**DIRECTIONS FOR THIS TASK**: Make an exact transcription of the material, leaving out all images.

**RECORDED INFORMATION**:
◆ ◆ ◆ ◆ ◆
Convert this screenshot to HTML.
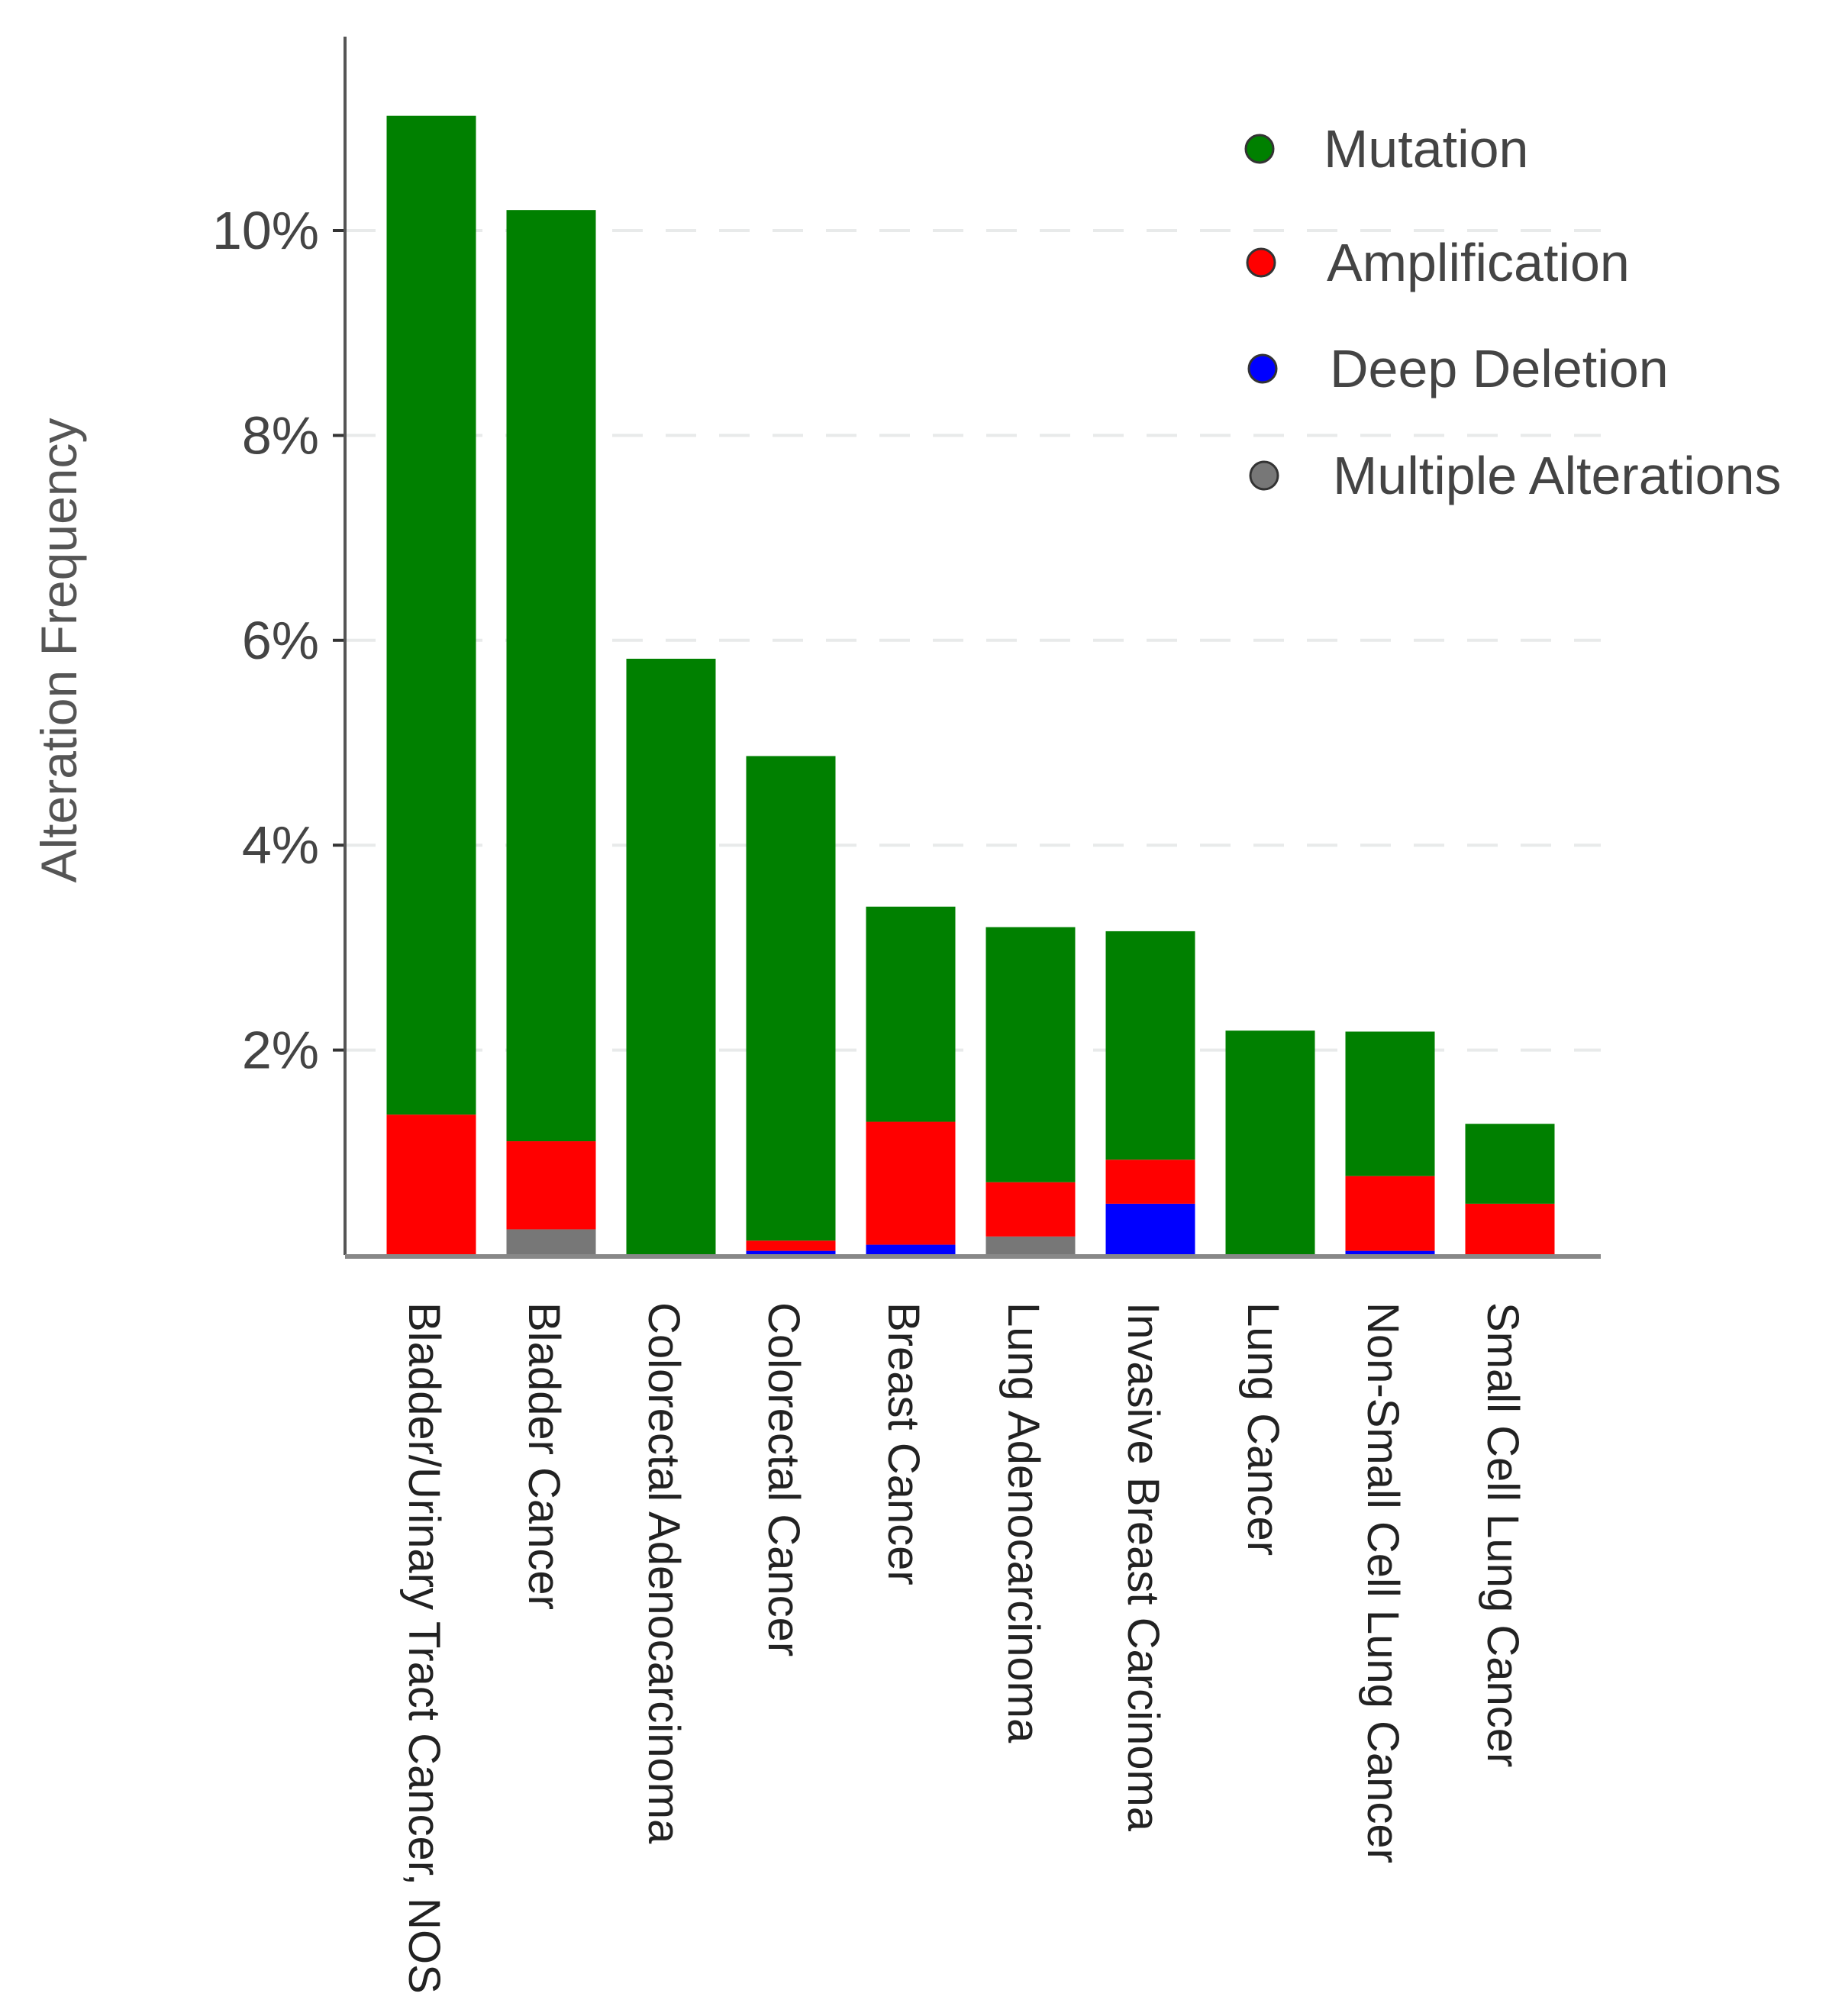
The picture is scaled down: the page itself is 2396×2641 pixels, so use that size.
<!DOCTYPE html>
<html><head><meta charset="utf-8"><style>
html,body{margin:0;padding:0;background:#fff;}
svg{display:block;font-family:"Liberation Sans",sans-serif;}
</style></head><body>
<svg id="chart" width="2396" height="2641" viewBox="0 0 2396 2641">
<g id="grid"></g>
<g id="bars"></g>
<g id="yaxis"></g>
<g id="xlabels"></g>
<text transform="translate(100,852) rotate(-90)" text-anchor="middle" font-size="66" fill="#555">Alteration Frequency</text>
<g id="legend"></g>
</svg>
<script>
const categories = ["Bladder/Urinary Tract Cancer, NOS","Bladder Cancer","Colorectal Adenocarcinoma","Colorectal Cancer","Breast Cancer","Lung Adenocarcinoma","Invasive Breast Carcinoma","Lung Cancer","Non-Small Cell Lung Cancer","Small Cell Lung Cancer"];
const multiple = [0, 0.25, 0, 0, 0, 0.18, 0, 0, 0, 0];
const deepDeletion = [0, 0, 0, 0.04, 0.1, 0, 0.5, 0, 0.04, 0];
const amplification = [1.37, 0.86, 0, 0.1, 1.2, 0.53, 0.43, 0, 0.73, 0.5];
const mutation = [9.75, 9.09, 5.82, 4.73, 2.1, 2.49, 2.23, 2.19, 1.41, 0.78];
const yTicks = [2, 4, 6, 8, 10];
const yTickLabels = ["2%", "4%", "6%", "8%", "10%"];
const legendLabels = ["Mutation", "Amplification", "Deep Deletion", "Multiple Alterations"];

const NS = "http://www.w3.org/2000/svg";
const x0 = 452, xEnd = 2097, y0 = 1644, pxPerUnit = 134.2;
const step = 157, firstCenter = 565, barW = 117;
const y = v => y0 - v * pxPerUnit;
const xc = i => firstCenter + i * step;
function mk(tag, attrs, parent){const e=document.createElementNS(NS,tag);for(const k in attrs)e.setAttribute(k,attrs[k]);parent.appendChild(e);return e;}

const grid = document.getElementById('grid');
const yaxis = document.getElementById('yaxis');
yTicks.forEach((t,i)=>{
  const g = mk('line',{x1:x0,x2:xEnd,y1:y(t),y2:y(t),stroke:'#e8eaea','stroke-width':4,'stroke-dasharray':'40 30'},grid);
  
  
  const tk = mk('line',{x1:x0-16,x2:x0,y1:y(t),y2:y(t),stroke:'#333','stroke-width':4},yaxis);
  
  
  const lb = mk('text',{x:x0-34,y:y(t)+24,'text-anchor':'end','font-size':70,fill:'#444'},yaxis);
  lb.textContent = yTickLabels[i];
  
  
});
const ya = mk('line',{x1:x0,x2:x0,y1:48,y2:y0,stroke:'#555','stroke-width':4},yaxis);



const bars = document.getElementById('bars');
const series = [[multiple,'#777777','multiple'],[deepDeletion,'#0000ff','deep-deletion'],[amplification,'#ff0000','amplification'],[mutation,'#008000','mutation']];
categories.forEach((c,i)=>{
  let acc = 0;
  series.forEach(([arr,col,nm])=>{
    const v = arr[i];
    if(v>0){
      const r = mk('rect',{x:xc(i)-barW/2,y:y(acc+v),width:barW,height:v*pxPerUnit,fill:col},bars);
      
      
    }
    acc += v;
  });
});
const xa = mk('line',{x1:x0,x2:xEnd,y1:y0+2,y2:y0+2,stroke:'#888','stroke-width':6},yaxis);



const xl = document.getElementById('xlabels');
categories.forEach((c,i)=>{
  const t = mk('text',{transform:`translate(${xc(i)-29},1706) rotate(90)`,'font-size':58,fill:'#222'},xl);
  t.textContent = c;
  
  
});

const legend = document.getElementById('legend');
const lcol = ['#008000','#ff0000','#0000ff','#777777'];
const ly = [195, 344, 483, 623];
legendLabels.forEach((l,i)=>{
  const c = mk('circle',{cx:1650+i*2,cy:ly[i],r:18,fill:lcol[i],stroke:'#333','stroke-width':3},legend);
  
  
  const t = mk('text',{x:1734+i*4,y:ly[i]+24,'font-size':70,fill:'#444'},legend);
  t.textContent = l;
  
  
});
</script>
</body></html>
◆ ◆ ◆ ◆ ◆
**ANSWER TO THE EXERCISE**:
Convert this screenshot to HTML.
The picture is scaled down: the page itself is 2396×2641 pixels, so use that size.
<!DOCTYPE html>
<html><head><meta charset="utf-8"><style>
html,body{margin:0;padding:0;background:#fff;}
svg{display:block;font-family:"Liberation Sans",sans-serif;}
</style></head><body>
<svg id="chart" width="2396" height="2641" viewBox="0 0 2396 2641">
<g id="grid"></g>
<g id="bars"></g>
<g id="yaxis"></g>
<g id="xlabels"></g>
<text transform="translate(100,852) rotate(-90)" text-anchor="middle" font-size="66" fill="#555">Alteration Frequency</text>
<g id="legend"></g>
</svg>
<script>
const categories = ["Bladder/Urinary Tract Cancer, NOS","Bladder Cancer","Colorectal Adenocarcinoma","Colorectal Cancer","Breast Cancer","Lung Adenocarcinoma","Invasive Breast Carcinoma","Lung Cancer","Non-Small Cell Lung Cancer","Small Cell Lung Cancer"];
const multiple = [0, 0.25, 0, 0, 0, 0.18, 0, 0, 0, 0];
const deepDeletion = [0, 0, 0, 0.04, 0.1, 0, 0.5, 0, 0.04, 0];
const amplification = [1.37, 0.86, 0, 0.1, 1.2, 0.53, 0.43, 0, 0.73, 0.5];
const mutation = [9.75, 9.09, 5.82, 4.73, 2.1, 2.49, 2.23, 2.19, 1.41, 0.78];
const yTicks = [2, 4, 6, 8, 10];
const yTickLabels = ["2%", "4%", "6%", "8%", "10%"];
const legendLabels = ["Mutation", "Amplification", "Deep Deletion", "Multiple Alterations"];

const NS = "http://www.w3.org/2000/svg";
const x0 = 452, xEnd = 2097, y0 = 1644, pxPerUnit = 134.2;
const step = 157, firstCenter = 565, barW = 117;
const y = v => y0 - v * pxPerUnit;
const xc = i => firstCenter + i * step;
function mk(tag, attrs, parent){const e=document.createElementNS(NS,tag);for(const k in attrs)e.setAttribute(k,attrs[k]);parent.appendChild(e);return e;}

const grid = document.getElementById('grid');
const yaxis = document.getElementById('yaxis');
yTicks.forEach((t,i)=>{
  const g = mk('line',{x1:x0,x2:xEnd,y1:y(t),y2:y(t),stroke:'#e8eaea','stroke-width':4,'stroke-dasharray':'40 30'},grid);
  
  
  const tk = mk('line',{x1:x0-16,x2:x0,y1:y(t),y2:y(t),stroke:'#333','stroke-width':4},yaxis);
  
  
  const lb = mk('text',{x:x0-34,y:y(t)+24,'text-anchor':'end','font-size':70,fill:'#444'},yaxis);
  lb.textContent = yTickLabels[i];
  
  
});
const ya = mk('line',{x1:x0,x2:x0,y1:48,y2:y0,stroke:'#555','stroke-width':4},yaxis);



const bars = document.getElementById('bars');
const series = [[multiple,'#777777','multiple'],[deepDeletion,'#0000ff','deep-deletion'],[amplification,'#ff0000','amplification'],[mutation,'#008000','mutation']];
categories.forEach((c,i)=>{
  let acc = 0;
  series.forEach(([arr,col,nm])=>{
    const v = arr[i];
    if(v>0){
      const r = mk('rect',{x:xc(i)-barW/2,y:y(acc+v),width:barW,height:v*pxPerUnit,fill:col},bars);
      
      
    }
    acc += v;
  });
});
const xa = mk('line',{x1:x0,x2:xEnd,y1:y0+2,y2:y0+2,stroke:'#888','stroke-width':6},yaxis);



const xl = document.getElementById('xlabels');
categories.forEach((c,i)=>{
  const t = mk('text',{transform:`translate(${xc(i)-29},1706) rotate(90)`,'font-size':58,fill:'#222'},xl);
  t.textContent = c;
  
  
});

const legend = document.getElementById('legend');
const lcol = ['#008000','#ff0000','#0000ff','#777777'];
const ly = [195, 344, 483, 623];
legendLabels.forEach((l,i)=>{
  const c = mk('circle',{cx:1650+i*2,cy:ly[i],r:18,fill:lcol[i],stroke:'#333','stroke-width':3},legend);
  
  
  const t = mk('text',{x:1734+i*4,y:ly[i]+24,'font-size':70,fill:'#444'},legend);
  t.textContent = l;
  
  
});
</script>
</body></html>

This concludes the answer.